* What you need to do: Copy exactly, and only, the lines below from the first through the one containing "(534,0) rectangle (913,14);", both included; pictures are omitted.

--- start Records to use ---

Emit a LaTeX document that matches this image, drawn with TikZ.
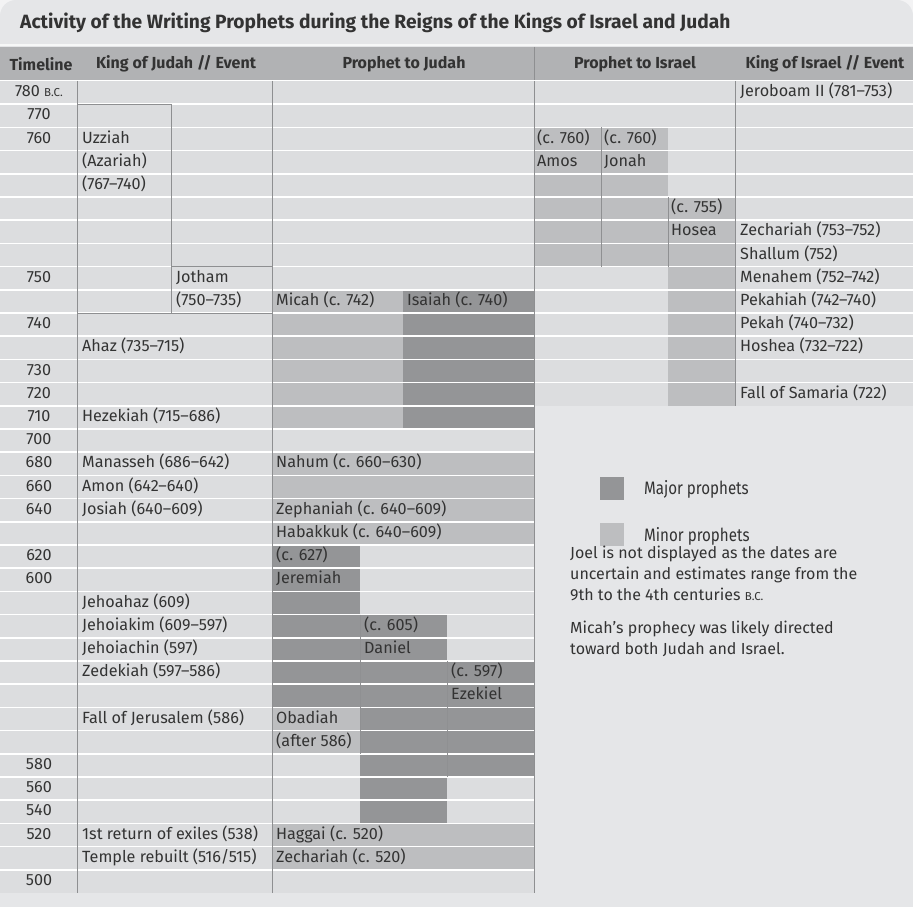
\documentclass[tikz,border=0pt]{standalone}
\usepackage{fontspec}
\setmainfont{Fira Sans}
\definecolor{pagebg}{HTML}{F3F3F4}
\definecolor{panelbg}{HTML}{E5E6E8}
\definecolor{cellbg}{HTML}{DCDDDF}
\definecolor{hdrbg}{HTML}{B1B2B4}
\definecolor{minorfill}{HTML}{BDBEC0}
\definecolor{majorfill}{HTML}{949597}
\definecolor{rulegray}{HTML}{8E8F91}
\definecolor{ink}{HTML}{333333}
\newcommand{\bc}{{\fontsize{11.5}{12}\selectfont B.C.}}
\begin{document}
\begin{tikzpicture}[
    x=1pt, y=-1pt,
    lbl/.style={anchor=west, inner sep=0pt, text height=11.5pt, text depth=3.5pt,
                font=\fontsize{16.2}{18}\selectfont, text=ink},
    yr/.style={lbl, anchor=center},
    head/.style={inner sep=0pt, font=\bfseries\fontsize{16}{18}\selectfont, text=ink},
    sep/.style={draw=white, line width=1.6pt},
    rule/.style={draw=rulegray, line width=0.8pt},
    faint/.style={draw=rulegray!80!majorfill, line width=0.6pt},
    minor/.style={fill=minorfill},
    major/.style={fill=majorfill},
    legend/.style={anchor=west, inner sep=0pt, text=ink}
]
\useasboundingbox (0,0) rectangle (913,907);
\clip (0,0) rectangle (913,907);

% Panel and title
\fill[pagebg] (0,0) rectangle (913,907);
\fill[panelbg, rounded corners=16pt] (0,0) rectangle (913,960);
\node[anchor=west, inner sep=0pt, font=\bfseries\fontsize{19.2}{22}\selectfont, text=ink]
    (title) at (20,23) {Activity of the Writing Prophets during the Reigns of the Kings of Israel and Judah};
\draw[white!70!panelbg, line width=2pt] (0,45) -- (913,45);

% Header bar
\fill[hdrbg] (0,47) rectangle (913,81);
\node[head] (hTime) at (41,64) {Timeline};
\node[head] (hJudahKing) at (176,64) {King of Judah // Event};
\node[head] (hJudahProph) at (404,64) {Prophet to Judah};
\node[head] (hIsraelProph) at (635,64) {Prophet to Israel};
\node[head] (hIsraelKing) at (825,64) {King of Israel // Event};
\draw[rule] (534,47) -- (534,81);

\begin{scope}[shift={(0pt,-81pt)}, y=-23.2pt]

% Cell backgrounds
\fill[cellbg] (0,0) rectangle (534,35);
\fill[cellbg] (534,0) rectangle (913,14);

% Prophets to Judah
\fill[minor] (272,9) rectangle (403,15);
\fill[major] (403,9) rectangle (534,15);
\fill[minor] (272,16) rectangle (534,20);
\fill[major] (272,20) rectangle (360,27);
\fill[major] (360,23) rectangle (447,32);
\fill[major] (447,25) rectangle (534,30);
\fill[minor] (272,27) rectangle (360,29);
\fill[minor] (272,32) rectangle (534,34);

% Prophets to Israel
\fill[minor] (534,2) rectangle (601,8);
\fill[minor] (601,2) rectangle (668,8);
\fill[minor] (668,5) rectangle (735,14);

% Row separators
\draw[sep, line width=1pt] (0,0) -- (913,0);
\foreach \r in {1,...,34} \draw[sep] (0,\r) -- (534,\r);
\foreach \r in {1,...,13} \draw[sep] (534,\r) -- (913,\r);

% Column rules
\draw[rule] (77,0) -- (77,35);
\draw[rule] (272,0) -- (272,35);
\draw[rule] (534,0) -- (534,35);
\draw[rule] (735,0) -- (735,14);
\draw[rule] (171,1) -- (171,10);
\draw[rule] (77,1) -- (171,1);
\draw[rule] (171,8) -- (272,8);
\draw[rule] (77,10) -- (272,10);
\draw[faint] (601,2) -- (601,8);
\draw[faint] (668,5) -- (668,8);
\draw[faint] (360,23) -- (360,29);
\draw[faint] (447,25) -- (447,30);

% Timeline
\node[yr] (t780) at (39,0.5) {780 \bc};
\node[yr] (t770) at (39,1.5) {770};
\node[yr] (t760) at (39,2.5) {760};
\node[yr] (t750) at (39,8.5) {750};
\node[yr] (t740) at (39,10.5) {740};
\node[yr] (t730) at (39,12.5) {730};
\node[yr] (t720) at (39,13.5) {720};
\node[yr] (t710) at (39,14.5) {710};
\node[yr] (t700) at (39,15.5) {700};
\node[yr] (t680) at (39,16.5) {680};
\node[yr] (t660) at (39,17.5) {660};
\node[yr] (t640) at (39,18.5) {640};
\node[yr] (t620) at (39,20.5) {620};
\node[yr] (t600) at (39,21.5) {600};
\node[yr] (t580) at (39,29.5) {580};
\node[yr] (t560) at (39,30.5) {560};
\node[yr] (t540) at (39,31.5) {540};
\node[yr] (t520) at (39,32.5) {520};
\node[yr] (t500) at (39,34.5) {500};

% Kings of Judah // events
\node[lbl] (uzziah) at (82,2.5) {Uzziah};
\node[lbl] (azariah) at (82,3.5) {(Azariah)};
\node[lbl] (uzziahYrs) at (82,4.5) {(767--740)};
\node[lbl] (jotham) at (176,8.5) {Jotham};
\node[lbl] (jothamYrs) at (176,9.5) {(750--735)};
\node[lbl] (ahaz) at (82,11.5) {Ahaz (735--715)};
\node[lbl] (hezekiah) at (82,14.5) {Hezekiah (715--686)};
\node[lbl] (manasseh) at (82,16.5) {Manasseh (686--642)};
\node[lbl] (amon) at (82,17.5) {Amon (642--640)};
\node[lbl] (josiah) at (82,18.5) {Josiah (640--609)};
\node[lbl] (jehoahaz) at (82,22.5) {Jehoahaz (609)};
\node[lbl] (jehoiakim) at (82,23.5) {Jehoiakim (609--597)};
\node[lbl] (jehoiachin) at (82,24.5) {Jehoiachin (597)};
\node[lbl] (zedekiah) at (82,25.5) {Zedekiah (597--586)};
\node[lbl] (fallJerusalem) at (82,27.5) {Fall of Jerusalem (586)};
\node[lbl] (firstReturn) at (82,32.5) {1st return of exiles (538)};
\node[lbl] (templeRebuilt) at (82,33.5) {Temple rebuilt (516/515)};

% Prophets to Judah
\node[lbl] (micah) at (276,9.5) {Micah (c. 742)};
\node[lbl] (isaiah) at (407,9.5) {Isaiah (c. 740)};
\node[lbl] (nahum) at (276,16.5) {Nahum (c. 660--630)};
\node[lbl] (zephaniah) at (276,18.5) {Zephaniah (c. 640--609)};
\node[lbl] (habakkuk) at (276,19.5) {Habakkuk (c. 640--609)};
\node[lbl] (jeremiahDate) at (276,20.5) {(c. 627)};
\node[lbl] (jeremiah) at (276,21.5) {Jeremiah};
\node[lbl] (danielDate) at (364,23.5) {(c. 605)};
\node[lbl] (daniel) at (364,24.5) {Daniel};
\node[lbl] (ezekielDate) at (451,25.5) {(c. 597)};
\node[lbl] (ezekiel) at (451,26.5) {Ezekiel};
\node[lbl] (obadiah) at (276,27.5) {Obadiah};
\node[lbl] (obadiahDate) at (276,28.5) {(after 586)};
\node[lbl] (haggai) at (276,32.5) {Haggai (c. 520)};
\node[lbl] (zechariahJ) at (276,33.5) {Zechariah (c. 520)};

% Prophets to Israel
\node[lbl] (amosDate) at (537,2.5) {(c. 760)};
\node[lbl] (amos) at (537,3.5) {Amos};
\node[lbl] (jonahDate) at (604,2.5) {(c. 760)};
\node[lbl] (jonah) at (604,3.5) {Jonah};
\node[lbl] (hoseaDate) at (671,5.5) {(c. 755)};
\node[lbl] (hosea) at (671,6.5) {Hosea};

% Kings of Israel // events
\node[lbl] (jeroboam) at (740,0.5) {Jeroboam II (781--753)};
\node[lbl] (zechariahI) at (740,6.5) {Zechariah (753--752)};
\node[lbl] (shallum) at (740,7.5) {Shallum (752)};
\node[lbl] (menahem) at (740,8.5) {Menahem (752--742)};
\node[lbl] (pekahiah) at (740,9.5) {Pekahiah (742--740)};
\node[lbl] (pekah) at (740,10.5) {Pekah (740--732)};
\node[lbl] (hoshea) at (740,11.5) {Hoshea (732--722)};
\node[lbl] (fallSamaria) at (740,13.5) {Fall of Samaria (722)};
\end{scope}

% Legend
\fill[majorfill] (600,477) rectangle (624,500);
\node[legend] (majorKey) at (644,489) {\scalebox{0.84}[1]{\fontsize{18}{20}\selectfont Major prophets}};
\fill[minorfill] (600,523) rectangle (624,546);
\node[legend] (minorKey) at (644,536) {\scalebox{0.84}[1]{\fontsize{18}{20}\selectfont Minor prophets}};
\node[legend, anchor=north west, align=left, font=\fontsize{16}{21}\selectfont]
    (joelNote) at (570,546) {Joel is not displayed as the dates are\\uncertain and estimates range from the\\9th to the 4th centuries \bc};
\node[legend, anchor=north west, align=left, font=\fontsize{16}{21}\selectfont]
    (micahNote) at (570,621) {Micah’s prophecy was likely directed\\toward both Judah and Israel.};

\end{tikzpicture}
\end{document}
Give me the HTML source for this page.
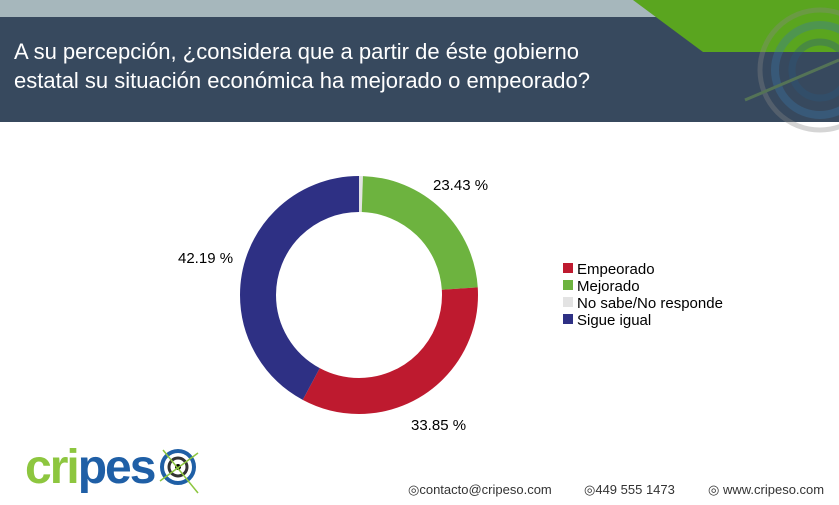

--- end Records to use ---

* Result of this exercise:
Emit a LaTeX document that matches this image, drawn with TikZ.
\documentclass[tikz,border=0pt]{standalone}
\usepackage{fontspec}
\setmainfont{Fira Sans}
\definecolor{pagebg}{HTML}{F3F3F4}
\definecolor{panelbg}{HTML}{E5E6E8}
\definecolor{cellbg}{HTML}{DCDDDF}
\definecolor{hdrbg}{HTML}{B1B2B4}
\definecolor{minorfill}{HTML}{BDBEC0}
\definecolor{majorfill}{HTML}{949597}
\definecolor{rulegray}{HTML}{8E8F91}
\definecolor{ink}{HTML}{333333}
\newcommand{\bc}{{\fontsize{11.5}{12}\selectfont B.C.}}
\begin{document}
\begin{tikzpicture}[
    x=1pt, y=-1pt,
    lbl/.style={anchor=west, inner sep=0pt, text height=11.5pt, text depth=3.5pt,
                font=\fontsize{16.2}{18}\selectfont, text=ink},
    yr/.style={lbl, anchor=center},
    head/.style={inner sep=0pt, font=\bfseries\fontsize{16}{18}\selectfont, text=ink},
    sep/.style={draw=white, line width=1.6pt},
    rule/.style={draw=rulegray, line width=0.8pt},
    faint/.style={draw=rulegray!80!majorfill, line width=0.6pt},
    minor/.style={fill=minorfill},
    major/.style={fill=majorfill},
    legend/.style={anchor=west, inner sep=0pt, text=ink}
]
\useasboundingbox (0,0) rectangle (913,907);
\clip (0,0) rectangle (913,907);

% Panel and title
\fill[pagebg] (0,0) rectangle (913,907);
\fill[panelbg, rounded corners=16pt] (0,0) rectangle (913,960);
\node[anchor=west, inner sep=0pt, font=\bfseries\fontsize{19.2}{22}\selectfont, text=ink]
    (title) at (20,23) {Activity of the Writing Prophets during the Reigns of the Kings of Israel and Judah};
\draw[white!70!panelbg, line width=2pt] (0,45) -- (913,45);

% Header bar
\fill[hdrbg] (0,47) rectangle (913,81);
\node[head] (hTime) at (41,64) {Timeline};
\node[head] (hJudahKing) at (176,64) {King of Judah // Event};
\node[head] (hJudahProph) at (404,64) {Prophet to Judah};
\node[head] (hIsraelProph) at (635,64) {Prophet to Israel};
\node[head] (hIsraelKing) at (825,64) {King of Israel // Event};
\draw[rule] (534,47) -- (534,81);

\begin{scope}[shift={(0pt,-81pt)}, y=-23.2pt]

% Cell backgrounds
\fill[cellbg] (0,0) rectangle (534,35);
\fill[cellbg] (534,0) rectangle (913,14);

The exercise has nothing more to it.